MATERIAL PROVIDED -
+++

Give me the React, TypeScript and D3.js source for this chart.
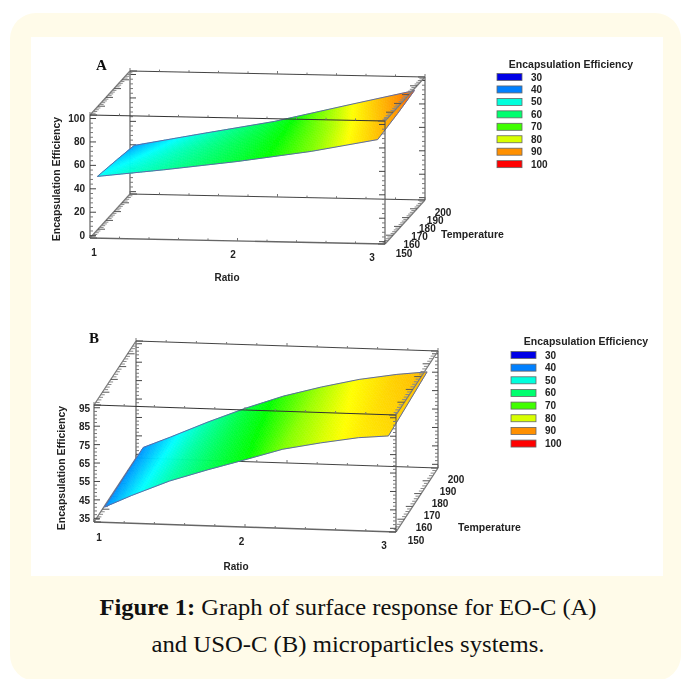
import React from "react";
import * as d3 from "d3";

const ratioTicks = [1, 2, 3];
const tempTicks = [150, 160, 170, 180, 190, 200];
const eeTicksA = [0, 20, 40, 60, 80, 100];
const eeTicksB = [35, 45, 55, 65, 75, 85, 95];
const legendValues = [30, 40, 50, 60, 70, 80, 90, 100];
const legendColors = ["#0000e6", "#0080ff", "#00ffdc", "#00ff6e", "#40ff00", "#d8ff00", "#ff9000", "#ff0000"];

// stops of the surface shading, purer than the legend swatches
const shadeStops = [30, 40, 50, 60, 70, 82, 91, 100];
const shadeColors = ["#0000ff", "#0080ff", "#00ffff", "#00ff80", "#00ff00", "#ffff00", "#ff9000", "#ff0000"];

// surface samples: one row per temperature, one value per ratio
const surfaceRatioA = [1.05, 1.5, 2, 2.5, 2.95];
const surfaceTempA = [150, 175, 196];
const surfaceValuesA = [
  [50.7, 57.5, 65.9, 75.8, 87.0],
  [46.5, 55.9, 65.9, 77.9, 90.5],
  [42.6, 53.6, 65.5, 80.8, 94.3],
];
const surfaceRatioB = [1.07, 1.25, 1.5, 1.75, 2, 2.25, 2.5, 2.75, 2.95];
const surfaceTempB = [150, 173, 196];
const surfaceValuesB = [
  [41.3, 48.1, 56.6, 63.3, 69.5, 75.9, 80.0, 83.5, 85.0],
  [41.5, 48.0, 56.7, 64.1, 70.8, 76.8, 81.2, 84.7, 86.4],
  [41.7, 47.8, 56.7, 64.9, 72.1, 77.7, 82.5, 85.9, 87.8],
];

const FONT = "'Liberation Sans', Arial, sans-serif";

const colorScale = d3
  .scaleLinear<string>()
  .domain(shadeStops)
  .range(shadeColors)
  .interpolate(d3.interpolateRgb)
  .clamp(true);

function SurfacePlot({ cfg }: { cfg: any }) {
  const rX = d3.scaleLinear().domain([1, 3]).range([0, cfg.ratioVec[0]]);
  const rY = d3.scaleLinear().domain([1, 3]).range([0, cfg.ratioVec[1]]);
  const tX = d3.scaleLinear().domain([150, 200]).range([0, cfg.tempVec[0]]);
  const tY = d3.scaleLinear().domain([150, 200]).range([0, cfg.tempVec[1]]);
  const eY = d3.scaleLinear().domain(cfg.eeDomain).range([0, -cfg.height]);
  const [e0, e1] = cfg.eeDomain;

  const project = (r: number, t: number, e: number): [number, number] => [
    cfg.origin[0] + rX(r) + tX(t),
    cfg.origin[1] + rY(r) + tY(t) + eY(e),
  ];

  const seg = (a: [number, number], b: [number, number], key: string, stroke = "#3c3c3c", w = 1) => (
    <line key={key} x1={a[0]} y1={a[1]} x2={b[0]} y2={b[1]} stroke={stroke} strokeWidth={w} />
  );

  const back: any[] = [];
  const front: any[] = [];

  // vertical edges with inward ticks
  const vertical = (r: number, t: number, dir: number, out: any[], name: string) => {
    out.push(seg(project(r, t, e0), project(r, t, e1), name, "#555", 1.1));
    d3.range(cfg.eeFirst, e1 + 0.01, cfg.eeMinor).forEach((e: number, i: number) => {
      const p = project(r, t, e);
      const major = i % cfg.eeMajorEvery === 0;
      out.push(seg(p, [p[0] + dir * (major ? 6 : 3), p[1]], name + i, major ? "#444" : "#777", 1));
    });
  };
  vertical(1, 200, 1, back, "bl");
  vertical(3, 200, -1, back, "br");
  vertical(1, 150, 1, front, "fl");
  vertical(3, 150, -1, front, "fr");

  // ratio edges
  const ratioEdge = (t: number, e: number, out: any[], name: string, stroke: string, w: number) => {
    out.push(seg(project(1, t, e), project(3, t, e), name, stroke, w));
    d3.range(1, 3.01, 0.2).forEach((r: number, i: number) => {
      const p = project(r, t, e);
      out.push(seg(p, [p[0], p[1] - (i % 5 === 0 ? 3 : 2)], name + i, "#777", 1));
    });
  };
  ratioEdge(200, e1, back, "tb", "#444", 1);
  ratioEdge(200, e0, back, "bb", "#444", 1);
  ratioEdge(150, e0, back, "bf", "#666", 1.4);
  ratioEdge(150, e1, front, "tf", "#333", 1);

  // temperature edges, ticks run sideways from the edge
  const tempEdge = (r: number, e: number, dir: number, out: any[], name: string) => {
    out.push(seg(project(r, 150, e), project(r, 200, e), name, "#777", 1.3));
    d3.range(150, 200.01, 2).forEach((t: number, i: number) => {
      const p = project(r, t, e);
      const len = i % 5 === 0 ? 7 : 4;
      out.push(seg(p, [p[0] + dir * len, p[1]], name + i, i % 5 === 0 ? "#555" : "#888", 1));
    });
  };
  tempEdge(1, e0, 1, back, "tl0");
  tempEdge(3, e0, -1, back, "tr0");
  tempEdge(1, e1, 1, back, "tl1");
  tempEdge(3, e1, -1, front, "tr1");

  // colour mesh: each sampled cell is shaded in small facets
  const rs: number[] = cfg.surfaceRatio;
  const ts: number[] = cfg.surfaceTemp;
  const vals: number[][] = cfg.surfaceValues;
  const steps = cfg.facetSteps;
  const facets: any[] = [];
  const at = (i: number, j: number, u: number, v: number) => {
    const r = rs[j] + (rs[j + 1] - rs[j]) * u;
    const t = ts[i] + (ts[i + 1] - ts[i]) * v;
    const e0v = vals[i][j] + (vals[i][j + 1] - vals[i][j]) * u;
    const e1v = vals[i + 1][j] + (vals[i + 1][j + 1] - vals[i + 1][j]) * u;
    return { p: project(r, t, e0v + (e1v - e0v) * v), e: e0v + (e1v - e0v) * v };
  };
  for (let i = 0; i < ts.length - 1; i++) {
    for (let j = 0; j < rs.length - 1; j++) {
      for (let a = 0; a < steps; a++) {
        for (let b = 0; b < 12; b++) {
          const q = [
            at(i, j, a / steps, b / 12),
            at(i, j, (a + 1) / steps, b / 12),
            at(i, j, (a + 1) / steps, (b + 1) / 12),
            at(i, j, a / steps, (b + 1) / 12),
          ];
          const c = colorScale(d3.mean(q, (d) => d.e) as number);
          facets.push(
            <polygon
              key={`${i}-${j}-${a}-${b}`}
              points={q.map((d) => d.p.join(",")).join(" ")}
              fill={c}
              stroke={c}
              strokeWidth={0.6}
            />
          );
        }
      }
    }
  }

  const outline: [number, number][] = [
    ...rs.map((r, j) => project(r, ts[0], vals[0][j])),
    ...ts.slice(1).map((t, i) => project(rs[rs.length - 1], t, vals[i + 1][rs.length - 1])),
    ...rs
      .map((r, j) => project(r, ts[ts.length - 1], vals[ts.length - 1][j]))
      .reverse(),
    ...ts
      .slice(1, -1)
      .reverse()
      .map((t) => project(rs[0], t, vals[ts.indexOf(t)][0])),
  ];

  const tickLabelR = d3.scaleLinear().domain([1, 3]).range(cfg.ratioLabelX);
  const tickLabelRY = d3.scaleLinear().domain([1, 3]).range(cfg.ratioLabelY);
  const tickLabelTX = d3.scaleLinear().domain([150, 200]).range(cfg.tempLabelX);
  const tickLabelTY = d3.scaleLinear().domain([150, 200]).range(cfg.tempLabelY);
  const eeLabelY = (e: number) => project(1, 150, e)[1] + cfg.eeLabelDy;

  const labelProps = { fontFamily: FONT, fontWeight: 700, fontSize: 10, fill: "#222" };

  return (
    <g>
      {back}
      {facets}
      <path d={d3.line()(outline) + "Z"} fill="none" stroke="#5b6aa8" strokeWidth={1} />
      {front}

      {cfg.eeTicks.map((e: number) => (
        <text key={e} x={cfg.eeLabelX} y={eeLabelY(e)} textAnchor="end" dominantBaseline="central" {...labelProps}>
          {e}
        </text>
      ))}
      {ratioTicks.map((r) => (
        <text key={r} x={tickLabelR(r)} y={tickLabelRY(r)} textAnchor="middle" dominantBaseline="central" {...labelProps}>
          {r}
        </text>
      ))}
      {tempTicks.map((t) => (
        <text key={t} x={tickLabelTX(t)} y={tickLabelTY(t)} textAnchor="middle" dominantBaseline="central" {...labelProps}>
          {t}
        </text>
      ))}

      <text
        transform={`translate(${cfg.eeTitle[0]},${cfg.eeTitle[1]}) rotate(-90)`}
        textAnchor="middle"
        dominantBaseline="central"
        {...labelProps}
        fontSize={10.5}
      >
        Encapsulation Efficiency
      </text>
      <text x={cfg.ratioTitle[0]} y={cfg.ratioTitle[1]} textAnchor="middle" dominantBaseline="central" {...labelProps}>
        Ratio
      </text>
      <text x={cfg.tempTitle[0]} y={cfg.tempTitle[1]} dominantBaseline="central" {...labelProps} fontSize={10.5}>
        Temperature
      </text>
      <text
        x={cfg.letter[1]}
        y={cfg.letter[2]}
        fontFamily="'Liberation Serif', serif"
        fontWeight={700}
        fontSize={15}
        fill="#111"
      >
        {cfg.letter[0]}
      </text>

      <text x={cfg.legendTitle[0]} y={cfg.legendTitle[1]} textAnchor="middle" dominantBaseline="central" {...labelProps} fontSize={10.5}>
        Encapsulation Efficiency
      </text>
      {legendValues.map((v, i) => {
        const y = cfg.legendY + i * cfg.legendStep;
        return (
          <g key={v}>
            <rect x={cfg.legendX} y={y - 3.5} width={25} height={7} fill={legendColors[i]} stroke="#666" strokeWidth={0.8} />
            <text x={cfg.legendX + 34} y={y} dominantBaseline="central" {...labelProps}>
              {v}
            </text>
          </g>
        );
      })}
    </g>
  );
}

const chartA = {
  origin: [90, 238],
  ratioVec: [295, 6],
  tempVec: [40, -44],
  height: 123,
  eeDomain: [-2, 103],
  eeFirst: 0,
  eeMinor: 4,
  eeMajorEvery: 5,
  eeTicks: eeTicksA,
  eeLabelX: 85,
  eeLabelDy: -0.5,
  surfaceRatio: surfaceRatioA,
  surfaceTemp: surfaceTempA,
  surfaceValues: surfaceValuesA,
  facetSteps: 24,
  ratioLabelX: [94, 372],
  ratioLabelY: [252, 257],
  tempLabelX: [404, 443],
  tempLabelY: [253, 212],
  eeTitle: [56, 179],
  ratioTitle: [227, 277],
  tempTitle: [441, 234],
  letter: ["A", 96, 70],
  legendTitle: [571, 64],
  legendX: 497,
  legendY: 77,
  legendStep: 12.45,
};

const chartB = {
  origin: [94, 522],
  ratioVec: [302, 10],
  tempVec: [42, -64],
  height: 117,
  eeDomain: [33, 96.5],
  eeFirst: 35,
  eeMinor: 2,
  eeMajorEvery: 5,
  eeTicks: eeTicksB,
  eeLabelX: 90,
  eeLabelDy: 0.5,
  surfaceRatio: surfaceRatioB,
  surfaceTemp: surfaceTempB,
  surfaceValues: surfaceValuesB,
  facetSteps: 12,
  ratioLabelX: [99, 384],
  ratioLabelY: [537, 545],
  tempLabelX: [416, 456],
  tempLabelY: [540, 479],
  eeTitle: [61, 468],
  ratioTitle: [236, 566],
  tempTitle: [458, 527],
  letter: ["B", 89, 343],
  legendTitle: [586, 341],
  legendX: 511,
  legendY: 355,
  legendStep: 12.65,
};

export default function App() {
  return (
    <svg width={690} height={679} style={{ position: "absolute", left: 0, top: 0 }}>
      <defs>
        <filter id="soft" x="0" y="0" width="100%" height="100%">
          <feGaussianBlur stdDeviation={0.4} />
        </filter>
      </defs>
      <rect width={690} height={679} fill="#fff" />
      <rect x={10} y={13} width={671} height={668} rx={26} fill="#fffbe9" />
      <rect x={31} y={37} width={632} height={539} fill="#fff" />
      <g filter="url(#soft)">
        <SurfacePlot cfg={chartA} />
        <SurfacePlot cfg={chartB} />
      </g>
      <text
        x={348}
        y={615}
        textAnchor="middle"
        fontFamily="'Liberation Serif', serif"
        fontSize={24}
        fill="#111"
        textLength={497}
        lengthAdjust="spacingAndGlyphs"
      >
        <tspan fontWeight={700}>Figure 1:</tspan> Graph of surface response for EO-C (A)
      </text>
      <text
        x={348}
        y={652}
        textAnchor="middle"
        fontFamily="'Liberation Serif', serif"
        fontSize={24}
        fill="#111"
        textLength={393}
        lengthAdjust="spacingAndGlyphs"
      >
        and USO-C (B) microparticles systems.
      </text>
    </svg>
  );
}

+++

WHAT TO PRODUCE -
Only lines with the word "React" should be collected from the material.

TASK OUTPUT -
Give me the React, TypeScript and D3.js source for this chart.
import React from "react";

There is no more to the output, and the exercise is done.